Instruction: Find every line below that contains the word "this" and copy it out.

-- Start Items --

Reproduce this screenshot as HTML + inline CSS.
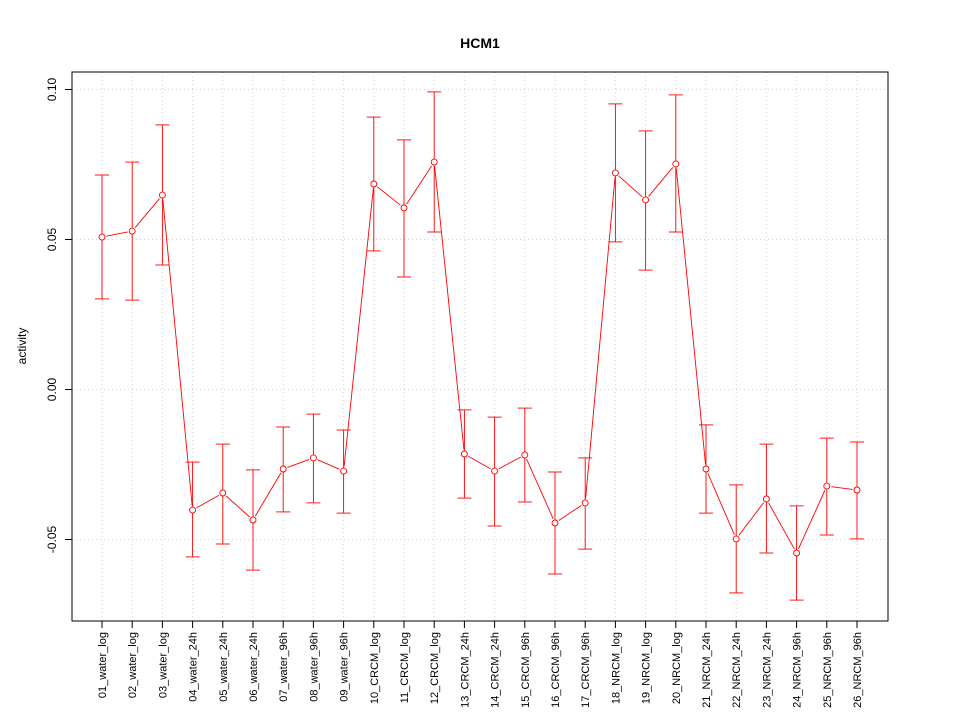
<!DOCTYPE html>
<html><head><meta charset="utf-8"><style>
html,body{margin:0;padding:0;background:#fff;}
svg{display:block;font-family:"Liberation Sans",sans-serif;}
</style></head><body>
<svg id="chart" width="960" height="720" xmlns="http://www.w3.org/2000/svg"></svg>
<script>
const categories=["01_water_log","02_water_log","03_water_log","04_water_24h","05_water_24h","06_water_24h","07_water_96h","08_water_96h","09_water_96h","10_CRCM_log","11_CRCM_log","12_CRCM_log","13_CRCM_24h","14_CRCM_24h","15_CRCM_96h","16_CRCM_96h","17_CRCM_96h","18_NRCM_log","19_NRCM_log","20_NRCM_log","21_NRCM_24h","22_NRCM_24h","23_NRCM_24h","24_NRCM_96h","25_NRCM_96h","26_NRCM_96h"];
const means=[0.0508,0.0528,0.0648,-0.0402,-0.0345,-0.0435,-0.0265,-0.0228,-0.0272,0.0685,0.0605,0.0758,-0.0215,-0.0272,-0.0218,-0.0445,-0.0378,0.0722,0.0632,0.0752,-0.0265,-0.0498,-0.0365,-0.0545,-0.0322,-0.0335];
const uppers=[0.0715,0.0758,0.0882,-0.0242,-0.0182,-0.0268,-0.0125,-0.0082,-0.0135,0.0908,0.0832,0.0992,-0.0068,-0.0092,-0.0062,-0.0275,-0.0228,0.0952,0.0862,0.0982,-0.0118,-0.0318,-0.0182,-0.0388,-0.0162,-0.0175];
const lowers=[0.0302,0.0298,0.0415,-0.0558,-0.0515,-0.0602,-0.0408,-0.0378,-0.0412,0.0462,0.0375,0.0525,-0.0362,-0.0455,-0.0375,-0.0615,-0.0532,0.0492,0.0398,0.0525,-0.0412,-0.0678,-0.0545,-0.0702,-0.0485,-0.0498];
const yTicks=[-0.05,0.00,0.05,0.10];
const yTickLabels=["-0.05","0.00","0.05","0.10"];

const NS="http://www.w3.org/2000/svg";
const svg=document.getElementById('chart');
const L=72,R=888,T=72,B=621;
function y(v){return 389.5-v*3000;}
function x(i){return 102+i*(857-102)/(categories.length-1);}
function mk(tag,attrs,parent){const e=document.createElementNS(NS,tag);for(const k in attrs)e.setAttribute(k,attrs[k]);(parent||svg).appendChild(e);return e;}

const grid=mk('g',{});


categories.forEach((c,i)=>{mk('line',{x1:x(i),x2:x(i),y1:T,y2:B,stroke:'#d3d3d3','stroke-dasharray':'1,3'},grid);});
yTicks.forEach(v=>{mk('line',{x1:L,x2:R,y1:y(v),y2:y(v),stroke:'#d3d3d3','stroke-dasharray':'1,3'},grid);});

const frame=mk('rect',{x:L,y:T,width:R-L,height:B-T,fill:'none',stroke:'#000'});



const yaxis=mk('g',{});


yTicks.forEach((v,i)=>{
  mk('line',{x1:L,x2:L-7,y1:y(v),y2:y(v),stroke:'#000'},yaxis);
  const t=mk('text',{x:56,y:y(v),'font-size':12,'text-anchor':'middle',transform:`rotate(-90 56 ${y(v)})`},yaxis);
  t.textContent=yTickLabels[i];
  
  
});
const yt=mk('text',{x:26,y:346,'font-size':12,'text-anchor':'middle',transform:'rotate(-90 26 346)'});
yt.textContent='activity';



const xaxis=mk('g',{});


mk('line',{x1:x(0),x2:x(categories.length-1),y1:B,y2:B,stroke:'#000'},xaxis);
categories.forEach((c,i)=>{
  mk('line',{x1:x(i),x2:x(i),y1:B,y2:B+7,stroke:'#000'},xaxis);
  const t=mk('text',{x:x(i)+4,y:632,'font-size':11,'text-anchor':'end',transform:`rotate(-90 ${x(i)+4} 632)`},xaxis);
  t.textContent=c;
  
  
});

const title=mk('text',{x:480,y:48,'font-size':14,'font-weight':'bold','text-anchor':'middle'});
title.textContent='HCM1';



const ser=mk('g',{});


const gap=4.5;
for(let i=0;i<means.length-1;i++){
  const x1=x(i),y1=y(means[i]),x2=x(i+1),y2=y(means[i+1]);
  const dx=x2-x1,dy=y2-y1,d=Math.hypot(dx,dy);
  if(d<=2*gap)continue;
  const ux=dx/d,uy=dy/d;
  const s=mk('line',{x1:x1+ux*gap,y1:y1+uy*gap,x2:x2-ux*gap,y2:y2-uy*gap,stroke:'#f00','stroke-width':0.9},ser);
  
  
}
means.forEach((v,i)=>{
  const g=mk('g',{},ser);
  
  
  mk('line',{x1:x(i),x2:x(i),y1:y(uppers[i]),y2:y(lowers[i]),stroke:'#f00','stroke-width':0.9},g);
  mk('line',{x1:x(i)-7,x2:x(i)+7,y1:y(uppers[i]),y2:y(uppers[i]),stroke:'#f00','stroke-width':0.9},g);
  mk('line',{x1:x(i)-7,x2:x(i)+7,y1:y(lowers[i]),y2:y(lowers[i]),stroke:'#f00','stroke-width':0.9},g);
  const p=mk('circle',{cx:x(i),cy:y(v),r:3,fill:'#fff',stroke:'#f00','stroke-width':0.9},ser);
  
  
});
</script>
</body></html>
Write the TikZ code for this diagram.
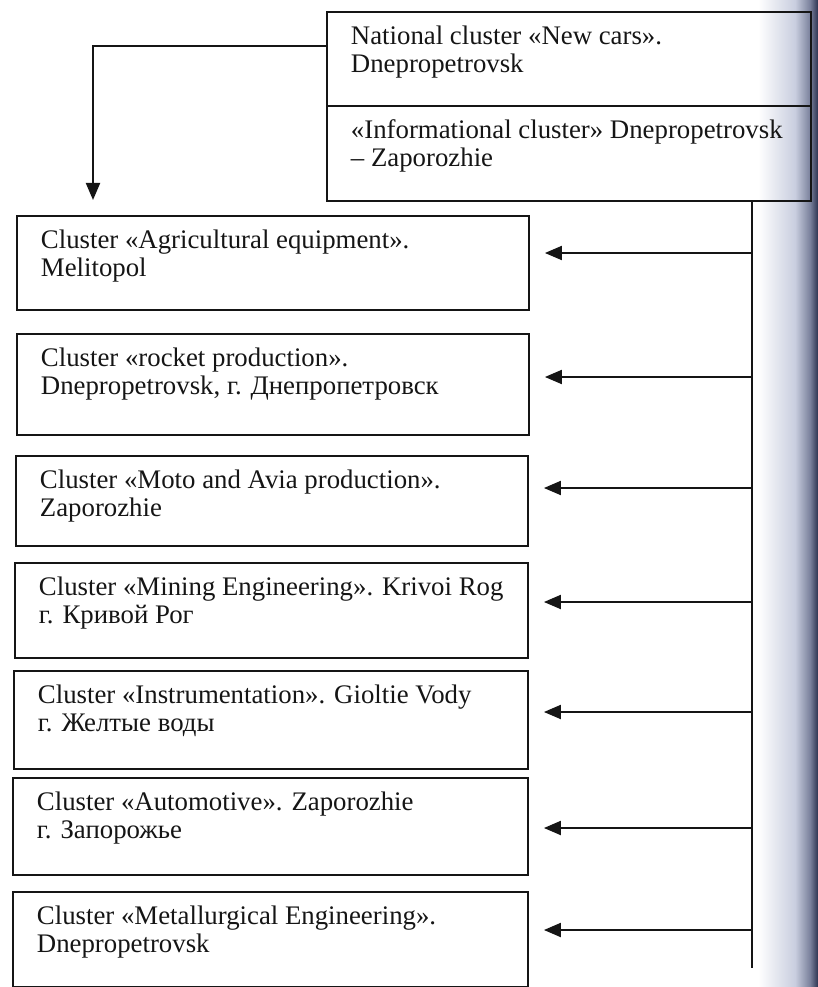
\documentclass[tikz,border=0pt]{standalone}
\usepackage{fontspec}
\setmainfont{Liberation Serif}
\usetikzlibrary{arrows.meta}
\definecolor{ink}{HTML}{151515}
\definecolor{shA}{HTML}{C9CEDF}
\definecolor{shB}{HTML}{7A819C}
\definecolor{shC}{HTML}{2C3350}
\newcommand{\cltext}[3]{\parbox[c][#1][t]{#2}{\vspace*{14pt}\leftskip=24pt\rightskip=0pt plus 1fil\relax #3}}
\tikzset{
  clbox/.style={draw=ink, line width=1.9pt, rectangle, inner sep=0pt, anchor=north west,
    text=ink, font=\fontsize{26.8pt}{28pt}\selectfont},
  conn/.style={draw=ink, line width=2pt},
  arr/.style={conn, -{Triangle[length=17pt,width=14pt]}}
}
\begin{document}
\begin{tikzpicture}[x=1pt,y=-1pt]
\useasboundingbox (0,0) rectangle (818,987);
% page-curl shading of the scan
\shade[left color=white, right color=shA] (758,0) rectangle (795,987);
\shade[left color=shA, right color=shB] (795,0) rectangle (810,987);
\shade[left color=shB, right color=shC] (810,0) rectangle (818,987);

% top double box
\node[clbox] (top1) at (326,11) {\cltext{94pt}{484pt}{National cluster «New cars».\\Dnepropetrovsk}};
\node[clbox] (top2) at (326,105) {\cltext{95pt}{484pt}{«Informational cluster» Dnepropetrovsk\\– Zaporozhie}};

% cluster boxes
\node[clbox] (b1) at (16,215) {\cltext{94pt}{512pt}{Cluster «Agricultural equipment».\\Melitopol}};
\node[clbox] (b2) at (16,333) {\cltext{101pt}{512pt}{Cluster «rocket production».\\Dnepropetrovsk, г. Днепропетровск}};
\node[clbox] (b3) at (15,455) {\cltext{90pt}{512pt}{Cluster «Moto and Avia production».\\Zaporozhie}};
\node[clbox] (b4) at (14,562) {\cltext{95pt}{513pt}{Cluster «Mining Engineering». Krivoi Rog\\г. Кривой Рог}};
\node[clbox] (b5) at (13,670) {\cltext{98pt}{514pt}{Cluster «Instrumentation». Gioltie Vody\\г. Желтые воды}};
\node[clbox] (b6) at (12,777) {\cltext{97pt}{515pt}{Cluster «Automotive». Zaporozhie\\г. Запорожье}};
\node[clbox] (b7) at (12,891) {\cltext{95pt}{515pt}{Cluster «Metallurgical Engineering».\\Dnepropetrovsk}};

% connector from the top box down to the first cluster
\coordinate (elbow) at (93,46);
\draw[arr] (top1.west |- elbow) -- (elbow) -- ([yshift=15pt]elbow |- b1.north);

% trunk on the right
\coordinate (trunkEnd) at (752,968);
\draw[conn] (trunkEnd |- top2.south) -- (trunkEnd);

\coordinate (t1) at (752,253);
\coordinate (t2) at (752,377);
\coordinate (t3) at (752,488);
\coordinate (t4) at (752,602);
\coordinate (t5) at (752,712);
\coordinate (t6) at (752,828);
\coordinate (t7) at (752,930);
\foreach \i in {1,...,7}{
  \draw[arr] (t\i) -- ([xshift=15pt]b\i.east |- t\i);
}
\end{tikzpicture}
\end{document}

-- End Items --

Correct response:
Reproduce this screenshot as HTML + inline CSS.
Write the TikZ code for this diagram.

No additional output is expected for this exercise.